Friday, July 23, 2010

Another perspective on Green MBA's

I wrote an editorial this week for on Green MBA's entitled "Will Green MBA's save the planet"? The key point here is that it is not enough for millions of eager students to rush to study about green, clean and sustainable business - there has to be a strong recognition within corporates that these greenies are what they need to help their business become green, clean and sustainable. This requires two things: First, that Green MBA curricula are developed with the practical needs of future business sustainability in mind and two, that businesses give preference to Greenies. Who drives this? The Human Resources function, of course! And how much do HR people know about  Green MBA's and their value? I would be interested to hear from any HR Manager who has made a concerted effort to review Green MBA options and give preference to these within their recruiting process. Hmm.
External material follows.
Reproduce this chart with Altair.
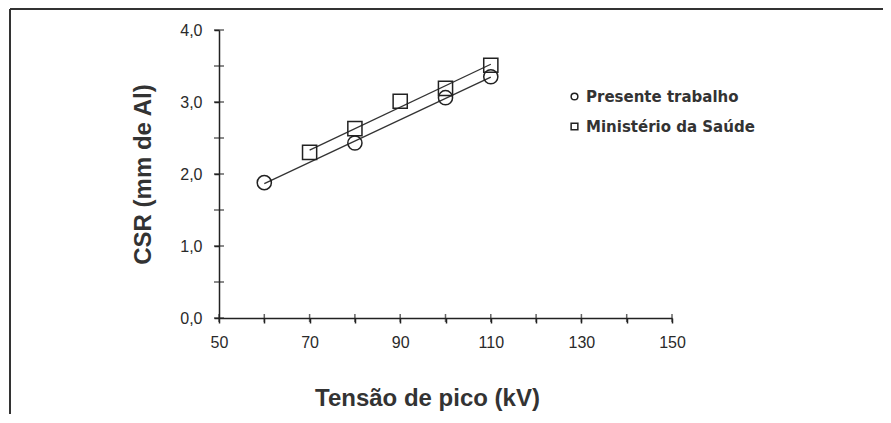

Any takers?

At this point, it makes sense to refer to a wonderful series of interviews conducted by Aman Singh who writes the In Good Company blog for An interesting conclusion made in the summary article, which aligns with the point I make,  is:

" [Geetanjali] Singh also realizes that she is stuck amidst a key disconnect in the job market: While some companies are reactively ramping up their CSR initiatives, they are tending to hire externally only for senior level positions. The mid- and entry-level positions in these new CSR-focused teams, however, are being filled internally. This has created a framework that is restricting business school graduates who may be equipped with a deeper understanding of the issues than the internal employee base, but lack the "industry experience" to apply for the few available senior-level jobs. "

Another insight from Ashley Jablow is quoted:

"For Jablow, who is very active in social media and regularly blogs on CSR on The Changebase, this is déjà vu. "I did numerous informational interviews over the last couple of years with CSR leaders at different companies, and their advice was always to go get functional business experience. Go work in marketing, finance, or strategy, and from there, after two or five or 10 years, create internal change and move into a CSR role internally within the company," she said. Today, she continues to run into the same advice."

So there we have it. Green MBA's are not getting the kind of reception that we would expect from sustainability minded companies. Either they are "too inexperienced", or they compete against the majority group of non-greenies for entry roles which do not require greeny stuff in the short term.

This is  short-sighted on the part of  HR leadership who need to be hiring talent for long term business sustainability. I repeat, it is time for HR to WAKE-UP to CSR.